- _Requirements_:
Below are some records. Say in a single number how many of their lines include the word "standalone".

- _Stored records_:
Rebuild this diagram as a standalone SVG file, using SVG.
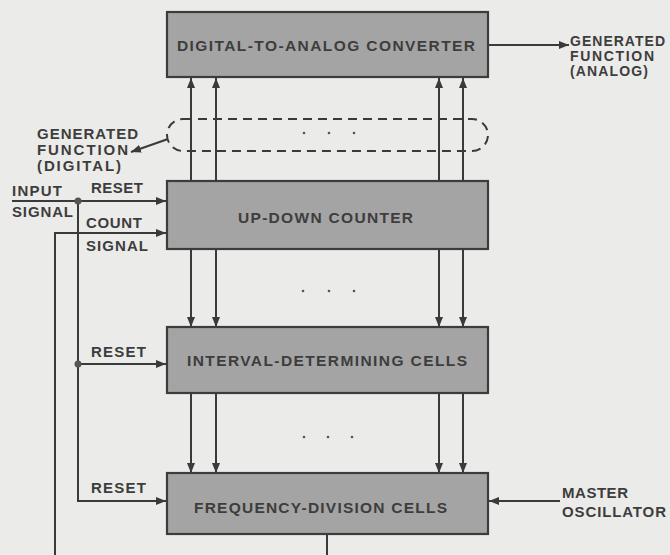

---

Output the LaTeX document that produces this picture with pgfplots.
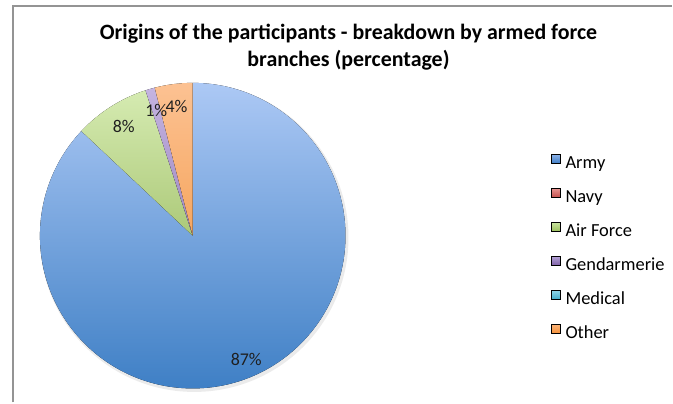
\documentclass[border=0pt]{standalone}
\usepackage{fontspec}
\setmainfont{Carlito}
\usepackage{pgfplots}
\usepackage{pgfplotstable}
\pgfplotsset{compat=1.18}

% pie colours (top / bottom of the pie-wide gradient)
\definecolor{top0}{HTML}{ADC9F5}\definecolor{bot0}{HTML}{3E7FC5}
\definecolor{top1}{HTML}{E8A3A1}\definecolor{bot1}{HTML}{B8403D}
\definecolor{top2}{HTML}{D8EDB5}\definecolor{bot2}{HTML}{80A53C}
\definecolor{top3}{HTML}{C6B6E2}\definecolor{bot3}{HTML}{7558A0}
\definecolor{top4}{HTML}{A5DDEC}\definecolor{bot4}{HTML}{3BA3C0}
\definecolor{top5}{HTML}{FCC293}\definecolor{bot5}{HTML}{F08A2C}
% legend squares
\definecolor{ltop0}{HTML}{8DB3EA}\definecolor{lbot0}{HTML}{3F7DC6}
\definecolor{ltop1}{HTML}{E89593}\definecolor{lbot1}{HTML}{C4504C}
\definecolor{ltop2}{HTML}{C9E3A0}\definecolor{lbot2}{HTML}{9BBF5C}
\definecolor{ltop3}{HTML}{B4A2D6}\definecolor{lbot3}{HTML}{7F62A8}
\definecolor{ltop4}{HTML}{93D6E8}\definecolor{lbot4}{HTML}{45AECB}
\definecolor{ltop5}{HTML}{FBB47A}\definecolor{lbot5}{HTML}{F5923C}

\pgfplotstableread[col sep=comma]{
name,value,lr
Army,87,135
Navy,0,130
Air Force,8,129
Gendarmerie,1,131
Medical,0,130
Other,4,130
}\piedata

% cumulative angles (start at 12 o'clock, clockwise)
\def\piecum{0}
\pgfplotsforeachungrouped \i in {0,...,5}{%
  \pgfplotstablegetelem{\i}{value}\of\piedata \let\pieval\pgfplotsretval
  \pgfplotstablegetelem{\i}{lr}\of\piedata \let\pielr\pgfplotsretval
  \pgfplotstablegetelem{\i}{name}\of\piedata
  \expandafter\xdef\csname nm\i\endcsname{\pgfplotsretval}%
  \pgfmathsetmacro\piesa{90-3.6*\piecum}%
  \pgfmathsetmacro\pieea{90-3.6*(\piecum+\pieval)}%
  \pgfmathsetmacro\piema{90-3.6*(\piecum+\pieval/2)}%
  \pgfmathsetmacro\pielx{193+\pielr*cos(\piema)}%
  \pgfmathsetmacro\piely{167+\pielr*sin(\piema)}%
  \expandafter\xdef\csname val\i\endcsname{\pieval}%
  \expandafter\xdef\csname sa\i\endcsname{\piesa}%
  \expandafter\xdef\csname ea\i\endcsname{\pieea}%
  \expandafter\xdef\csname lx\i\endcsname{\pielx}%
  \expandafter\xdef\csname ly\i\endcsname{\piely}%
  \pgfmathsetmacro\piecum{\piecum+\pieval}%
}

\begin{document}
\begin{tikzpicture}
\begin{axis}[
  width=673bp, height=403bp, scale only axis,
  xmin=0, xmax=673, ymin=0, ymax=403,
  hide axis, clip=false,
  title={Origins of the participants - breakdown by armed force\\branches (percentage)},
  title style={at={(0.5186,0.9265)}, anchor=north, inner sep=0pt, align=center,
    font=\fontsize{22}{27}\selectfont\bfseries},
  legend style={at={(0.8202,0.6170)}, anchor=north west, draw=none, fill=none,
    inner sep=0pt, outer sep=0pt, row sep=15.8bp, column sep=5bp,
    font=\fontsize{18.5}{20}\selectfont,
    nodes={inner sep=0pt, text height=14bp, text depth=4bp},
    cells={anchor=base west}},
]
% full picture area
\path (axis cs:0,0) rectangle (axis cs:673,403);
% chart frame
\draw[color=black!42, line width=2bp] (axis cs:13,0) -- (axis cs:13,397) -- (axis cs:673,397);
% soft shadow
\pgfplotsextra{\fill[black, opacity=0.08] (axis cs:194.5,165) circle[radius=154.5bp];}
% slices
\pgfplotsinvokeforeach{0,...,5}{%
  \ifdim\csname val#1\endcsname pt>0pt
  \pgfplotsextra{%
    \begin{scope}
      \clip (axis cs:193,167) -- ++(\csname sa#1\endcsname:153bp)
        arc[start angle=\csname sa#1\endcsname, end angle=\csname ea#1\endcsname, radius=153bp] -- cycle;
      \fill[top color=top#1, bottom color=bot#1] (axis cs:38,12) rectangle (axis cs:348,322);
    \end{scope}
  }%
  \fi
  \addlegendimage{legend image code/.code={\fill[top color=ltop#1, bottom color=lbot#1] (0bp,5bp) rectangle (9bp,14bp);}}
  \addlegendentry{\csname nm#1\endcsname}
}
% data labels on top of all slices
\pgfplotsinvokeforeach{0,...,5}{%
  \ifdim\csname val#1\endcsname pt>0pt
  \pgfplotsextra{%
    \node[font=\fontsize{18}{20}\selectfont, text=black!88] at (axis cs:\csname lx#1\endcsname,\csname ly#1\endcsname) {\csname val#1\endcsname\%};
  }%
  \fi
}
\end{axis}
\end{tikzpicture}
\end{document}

- _In response_:
2